-- start Supplied data --

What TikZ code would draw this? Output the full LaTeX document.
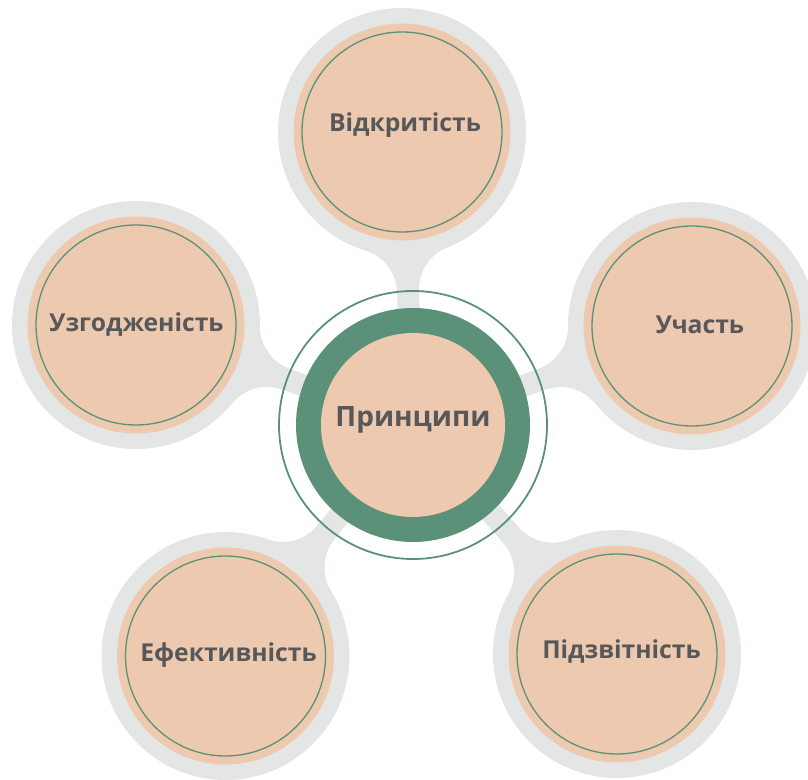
\documentclass[tikz,border=0pt]{standalone}
\usepackage{fontspec}
\setmainfont{Open Sans}
\usetikzlibrary{calc}
\definecolor{greyc}{HTML}{E4E6E5}
\definecolor{peachc}{HTML}{EDCAAF}
\definecolor{greenc}{HTML}{5B9179}
\definecolor{textc}{HTML}{58575A}
\begin{document}
\begin{tikzpicture}[x=1pt,y=1pt,
  lbl/.style={font=\bfseries\fontsize{24.7}{28}\selectfont, text=textc, inner sep=0pt},
  mainlbl/.style={font=\bfseries\fontsize{28}{32}\selectfont, text=textc, inner sep=0pt},
  greydisk/.style={circle, fill=greyc, minimum size=248pt, inner sep=0pt},
  peachdisk/.style={circle, fill=peachc, minimum size=217pt, inner sep=0pt},
  ringline/.style={greenc, line width=1.3pt},
]
\useasboundingbox (0,0) rectangle (808,779);
\coordinate (m) at (413,354);
\coordinate (top) at (402,647);
\coordinate (left) at (136,454);
\coordinate (right) at (692,453);
\coordinate (bl) at (225.5,123);
\coordinate (br) at (617,125);
% necks with fillets
\def\R{124}\def\r{45}\def\w{11}
\pgfmathsetmacro\cx{sqrt(\R-\w)*sqrt(\R+\w+2*\r)}
\pgfmathsetmacro\be{atan2(\w+\r,\cx)}
\pgfmathsetmacro\tx{\cx*(\R/(\R+\r))}
\pgfmathsetmacro\ty{(\w+\r)*(\R/(\R+\r))}
\foreach \c/\ox/\oy in {top/402/647, left/136/454, right/692/453, bl/225.5/123, br/617/125}{
  \pgfmathsetmacro\dx{413-\ox}
  \pgfmathsetmacro\dy{354-\oy}
  \pgfmathsetmacro\ang{atan2(\dy,\dx)}
  \pgfmathsetmacro\dd{10*veclen(\dx/10,\dy/10)}
  \fill[greyc, shift={(\c)}, rotate=\ang] (0,0) -- (\tx,\ty)
    arc[start angle=180+\be, end angle=270, radius=\r pt] -- (\dd,\w) -- (\dd,-\w) -- (\cx,-\w)
    arc[start angle=90, end angle=180-\be, radius=\r pt] -- (\tx,-\ty) -- cycle;
}
% outer circles
\foreach \c in {top,left,right,bl,br}{
  \node[greydisk] (g\c) at (\c) {};
  \node[peachdisk] (p\c) at (\c) {};
  \draw[ringline] (\c) circle (100pt);
}
% main circle
\draw[greenc, line width=1.8pt] (m) circle (134pt);
\fill[greenc] (m) circle (117pt);
\node[circle, fill=peachc, minimum size=184pt, inner sep=0pt] (pm) at (m) {};
% labels
\node[mainlbl] (tm) at (413,359) {Принципи};
\node[lbl] (ttop) at (405,654) {Відкритість};
\node[lbl] (tleft) at (136.5,454) {Узгодженість};
\node[lbl] (tright) at (700,454) {Участь};
\node[lbl] (tbl) at (228.5,124) {Ефективність};
\node[lbl] (tbr) at (621.5,127) {Підзвітність};
\end{tikzpicture}
\end{document}
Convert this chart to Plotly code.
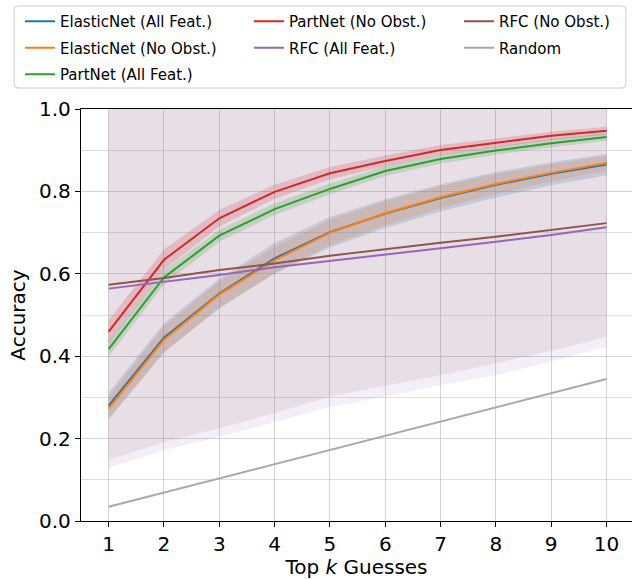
import plotly.graph_objects as go

k = [1, 2, 3, 4, 5, 6, 7, 8, 9, 10]

en_all_mean = [0.280, 0.445, 0.552, 0.6375, 0.701, 0.746, 0.784, 0.816, 0.843, 0.865]
en_all_std = [0.031, 0.035, 0.036, 0.037, 0.037, 0.035, 0.033, 0.031, 0.028, 0.026]
en_noobs_mean = [0.2735, 0.440, 0.550, 0.633, 0.700, 0.747, 0.786, 0.818, 0.845, 0.869]
en_noobs_std = [0.028, 0.032, 0.032, 0.032, 0.031, 0.029, 0.027, 0.024, 0.021, 0.018]
pn_all_mean = [0.417, 0.591, 0.6925, 0.757, 0.806, 0.8495, 0.8786, 0.899, 0.917, 0.932]
pn_all_std = [0.018, 0.017, 0.015, 0.014, 0.013, 0.012, 0.011, 0.010, 0.010, 0.009]
pn_noobs_mean = [0.4595, 0.634, 0.7347, 0.799, 0.844, 0.874, 0.9005, 0.918, 0.935, 0.947]
pn_noobs_std = [0.028, 0.025, 0.020, 0.017, 0.015, 0.013, 0.012, 0.011, 0.010, 0.010]
rfc_all_mean = [0.564, 0.581, 0.597, 0.616, 0.631, 0.647, 0.662, 0.678, 0.694, 0.713]
rfc_all_lower = [0.129, 0.172, 0.204, 0.240, 0.277, 0.302, 0.330, 0.354, 0.387, 0.423]
rfc_all_upper = [1.02, 1.02, 1.02, 1.02, 1.02, 1.02, 1.02, 1.02, 1.02, 1.02]
rfc_noobs_mean = [0.5735, 0.590, 0.609, 0.625, 0.644, 0.660, 0.6755, 0.690, 0.706, 0.723]
rfc_noobs_lower = [0.148, 0.192, 0.225, 0.262, 0.302, 0.328, 0.354, 0.383, 0.413, 0.447]
rfc_noobs_upper = [1.02, 1.02, 1.02, 1.02, 1.02, 1.02, 1.02, 1.02, 1.02, 1.02]
random_mean = [0.0345, 0.069, 0.1034, 0.1379, 0.1724, 0.2069, 0.2414, 0.2759, 0.3103, 0.3448]


def band(m, s):
    return [a - b for a, b in zip(m, s)], [a + b for a, b in zip(m, s)]


# name, mean, (lower, upper) or None, colour, band alpha, legend column, rank
series = [
    ("ElasticNet (All Feat.)", en_all_mean, band(en_all_mean, en_all_std), "#1f77b4", 0.2, "legend", 0),
    ("ElasticNet (No Obst.)", en_noobs_mean, band(en_noobs_mean, en_noobs_std), "#ff7f0e", 0.2, "legend", 1),
    ("PartNet (All Feat.)", pn_all_mean, band(pn_all_mean, pn_all_std), "#2ca02c", 0.2, "legend", 2),
    ("PartNet (No Obst.)", pn_noobs_mean, band(pn_noobs_mean, pn_noobs_std), "#d62728", 0.2, "legend2", 0),
    ("RFC (All Feat.)", rfc_all_mean, (rfc_all_lower, rfc_all_upper), "#9467bd", 0.11, "legend2", 1),
    ("RFC (No Obst.)", rfc_noobs_mean, (rfc_noobs_lower, rfc_noobs_upper), "#8c564b", 0.1, "legend3", 0),
    ("Random", random_mean, None, "#a9a9a9", 0.0, "legend3", 1),
]


def rgba(hexc, a):
    h = hexc.lstrip("#")
    r, g, b = int(h[0:2], 16), int(h[2:4], 16), int(h[4:6], 16)
    return f"rgba({r},{g},{b},{a})"


fig = go.Figure()

# bands first
for name, m, bd, c, alpha, lg, rank in series:
    if bd is None:
        continue
    lower, upper = bd
    fig.add_trace(go.Scatter(
        x=k + k[::-1], y=list(upper) + list(lower)[::-1], fill="toself",
        fillcolor=rgba(c, alpha), line=dict(width=0), mode="lines",
        showlegend=False, hoverinfo="skip"))

# lines
for name, m, bd, c, alpha, lg, rank in series:
    fig.add_trace(go.Scatter(
        x=k, y=m, mode="lines", name=name, line=dict(color=c, width=2),
        legend=lg, legendgroup=name, legendrank=rank))

FONT = "DejaVu Sans"
W, H = 632, 579
ml, mr, mt, mb = 81, 0, 109, 58
pw, ph = W - ml - mr, H - mt - mb


def px2x(p):
    return (p - ml) / pw


def py2y(p):
    return 1 + (mt - p) / ph


leg_common = dict(orientation="v", xanchor="left", yanchor="top",
                  bgcolor="rgba(0,0,0,0)", borderwidth=0,
                  font=dict(family=FONT, size=15, color="black"),
                  tracegroupgap=4, itemwidth=30)

fig.update_layout(
    width=W, height=H,
    margin=dict(l=ml, r=mr, t=mt, b=mb),
    paper_bgcolor="white", plot_bgcolor="white",
    font=dict(family=FONT, color="black"),
    legend=dict(x=px2x(20), y=py2y(5), **leg_common),
    legend2=dict(x=px2x(249), y=py2y(5), **leg_common),
    legend3=dict(x=px2x(459), y=py2y(5), **leg_common),
    xaxis=dict(
        range=[0.5, 10.46], tickvals=k, ticktext=[str(v) for v in k],
        ticks="outside", ticklen=5, tickcolor="black", tickwidth=1.2,
        showline=True, linecolor="black", linewidth=1.3, mirror=True,
        showgrid=True, gridcolor="rgba(176,176,176,0.55)", gridwidth=1,
        zeroline=False, tickfont=dict(family=FONT, size=20),
        title=dict(text="Top <i>k</i> Guesses", font=dict(family=FONT, size=20), standoff=6),
        automargin=False),
    yaxis=dict(
        range=[0, 1], tickvals=[0, 0.2, 0.4, 0.6, 0.8, 1.0],
        ticktext=["0.0", "0.2", "0.4", "0.6", "0.8", "1.0"],
        ticks="outside", ticklen=5, tickcolor="black", tickwidth=1.2,
        showline=True, linecolor="black", linewidth=1.3, mirror=False,
        showgrid=True, gridcolor="rgba(176,176,176,0.55)", gridwidth=1,
        minor=dict(tickvals=[0.1, 0.3, 0.5, 0.7, 0.9], showgrid=True,
                   gridcolor="rgba(176,176,176,0.4)", ticks=""),
        zeroline=False, tickfont=dict(family=FONT, size=20),
        title=dict(text="Accuracy", font=dict(family=FONT, size=20), standoff=8),
        automargin=False),
)

# legend frame
x0, x1 = px2x(14), px2x(626)
y0, y1 = py2y(88), py2y(6)
rx, ry = 4 / pw, 4 / ph
path = (f"M {x0+rx},{y1} L {x1-rx},{y1} Q {x1},{y1} {x1},{y1-ry} "
        f"L {x1},{y0+ry} Q {x1},{y0} {x1-rx},{y0} L {x0+rx},{y0} "
        f"Q {x0},{y0} {x0},{y0+ry} L {x0},{y1-ry} Q {x0},{y1} {x0+rx},{y1} Z")
fig.add_shape(type="path", path=path, xref="paper", yref="paper",
              line=dict(color="#cccccc", width=1), fillcolor="rgba(255,255,255,0.8)",
              layer="below")

fig.write_html("out.html", config={"displayModeBar": False},
               post_script="document.body.style.margin='0';document.body.style.overflow='hidden';")
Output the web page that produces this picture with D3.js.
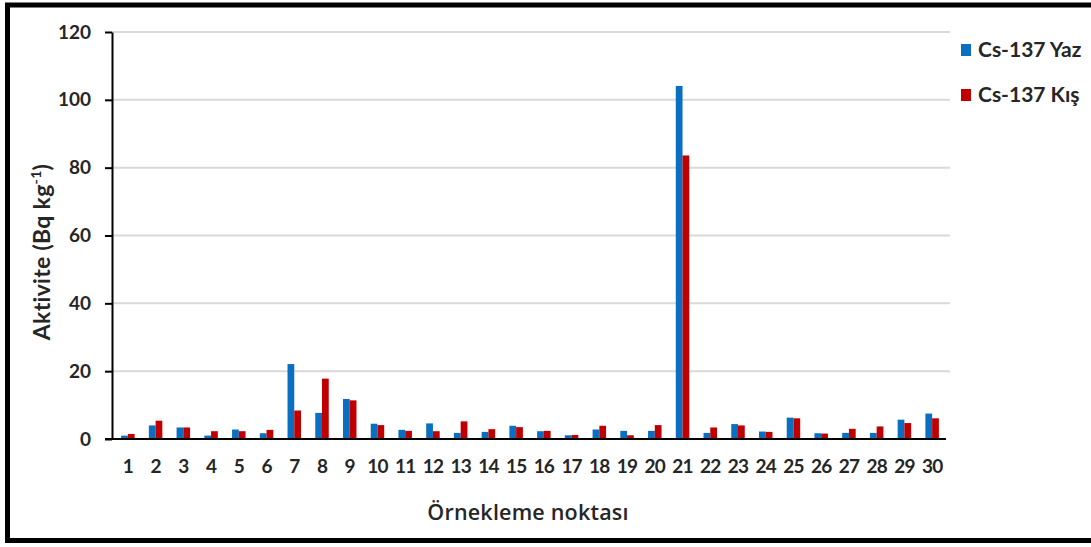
<!DOCTYPE html>
<html><head><meta charset="utf-8">
<script src="https://cdn.jsdelivr.net/npm/d3@7"></script>
<style>
html,body{margin:0;padding:0;background:#fff;}
svg{display:block;}
text{font-family:Lato,"Open Sans",sans-serif;font-weight:700;fill:#262626;}
</style></head>
<body>
<svg id="c" width="1091" height="547"></svg>
<script>
const categories = d3.range(1, 31).map(String);
const yazValues = [1.0,4.0,3.4,1.0,2.8,1.7,22.1,7.7,11.8,4.5,2.7,4.6,1.8,2.1,3.9,2.3,1.1,2.8,2.4,2.4,104.1,1.8,4.4,2.2,6.3,1.7,1.8,1.8,5.7,7.5];
const kisValues = [1.5,5.4,3.4,2.3,2.3,2.7,8.4,17.8,11.4,4.1,2.4,2.3,5.2,2.9,3.5,2.4,1.2,3.9,1.1,4.1,83.6,3.4,4.0,2.1,6.1,1.6,3.0,3.7,4.7,6.1];
const yTicks = [0,20,40,60,80,100,120];
const seriesNames = ["Cs-137 Yaz","Cs-137 Kış"];
const seriesColors = ["#0b6fc1","#c00000"];

const svg = d3.select("#c");
// outer frame
svg.append("rect").attr("x",7.5).attr("y",5).attr("width",1100).attr("height",535.5)
  .attr("fill","none").attr("stroke","#000").attr("stroke-width",5);

const x = d3.scaleBand().domain(categories).range([114,946]).padding(0);
const sub = d3.scaleBand().domain([0,1]).range([0,13.5]).padding(0);
const y = d3.scaleLinear().domain([0,120]).range([439,32]);

// gridlines
svg.append("g").selectAll("line").data(yTicks.filter(d=>d>0)).join("line")
  .attr("x1",112).attr("x2",950).attr("y1",d=>y(d)).attr("y2",d=>y(d))
  .attr("stroke","#d9d9d9").attr("stroke-width",2);

// bars
const data = categories.map((c,i)=>({c, v:[yazValues[i],kisValues[i]]}));
const g = svg.append("g").selectAll("g").data(data).join("g")
  .attr("transform",d=>`translate(${x(d.c)+x.bandwidth()/2-6.75},0)`);
g.selectAll("rect").data(d=>d.v.map((v,k)=>({v,k}))).join("rect")
  .attr("x",d=>sub(d.k)).attr("width",sub.bandwidth())
  .attr("y",d=>y(d.v)).attr("height",d=>y(0)-y(d.v))
  .attr("fill",d=>seriesColors[d.k]);

// y axis
const yAxis = svg.append("g").attr("transform","translate(112,0)")
  .call(d3.axisLeft(y).tickValues(yTicks).tickSize(7).tickPadding(14).tickSizeOuter(0));
yAxis.select(".domain").attr("stroke","#000").attr("stroke-width",2);
yAxis.selectAll(".tick line").attr("stroke","#000").attr("stroke-width",2);
yAxis.selectAll(".tick text").attr("font-size",19).attr("fill","#262626")
  .attr("font-family","Lato,sans-serif").attr("font-weight",700);

// x axis
const xAxis = svg.append("g").attr("transform","translate(0,439)")
  .call(d3.axisBottom(x).tickSize(0).tickPadding(21).tickSizeOuter(0));
xAxis.select(".domain").remove();
svg.append("line").attr("x1",105).attr("x2",946).attr("y1",439).attr("y2",439)
  .attr("stroke","#000").attr("stroke-width",2);
xAxis.selectAll(".tick text").attr("font-size",19).attr("fill","#262626")
  .attr("font-family","Lato,sans-serif").attr("font-weight",700).attr("letter-spacing",-0.8);

// axis titles
svg.append("text").attr("x",528).attr("y",520).attr("text-anchor","middle")
  .attr("font-size",21.5).style("font-family","'Open Sans',sans-serif").style("font-weight",600)
  .attr("letter-spacing",0.2).text("Örnekleme noktası");
const yt = svg.append("text").attr("transform","translate(50,252) rotate(-90)")
  .attr("text-anchor","middle").attr("font-size",23).attr("letter-spacing",0.3);
yt.append("tspan").text("Aktivite (Bq kg");
yt.append("tspan").attr("dy",-9).attr("font-size",14).text("-1");
yt.append("tspan").attr("dy",9).text(")");

// legend
const lg = svg.append("g").selectAll("g").data(seriesNames).join("g")
  .attr("transform",(d,i)=>`translate(961,${50+i*45})`);
lg.append("rect").attr("x",0).attr("y",-6).attr("width",10).attr("height",12)
  .attr("fill",(d,i)=>seriesColors[i]);
lg.append("text").attr("x",17).attr("y",7).attr("font-size",21).text(d=>d);
</script>
</body></html>
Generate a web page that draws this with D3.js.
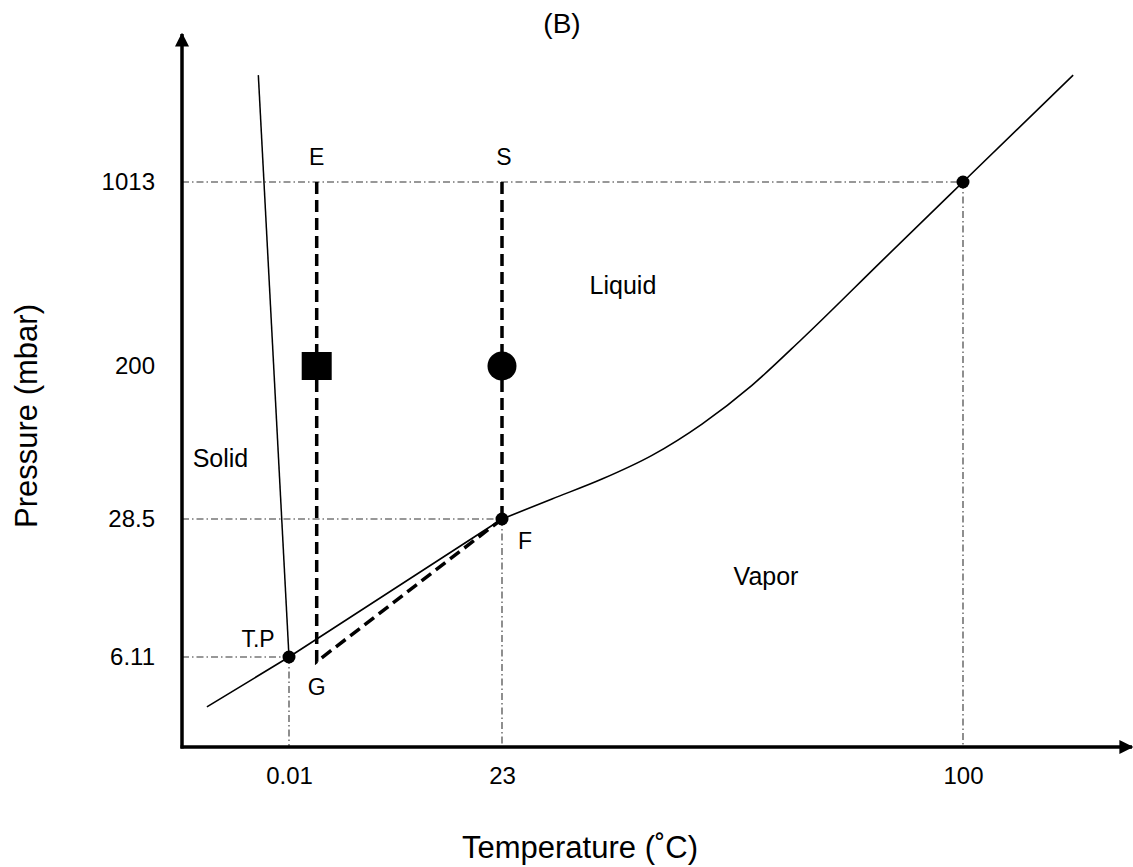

-- end Supplied data --

● **What needs to be done**
Take the lines from the one holding "Convert this chart to Plotly code." to the one holding "k = [1, 2, 3, 4, 5, 6, 7, 8, 9, 10]", both lines included, and give them again exactly, with no pictures.

● **Response for this exercise**
Convert this chart to Plotly code.
import plotly.graph_objects as go

k = [1, 2, 3, 4, 5, 6, 7, 8, 9, 10]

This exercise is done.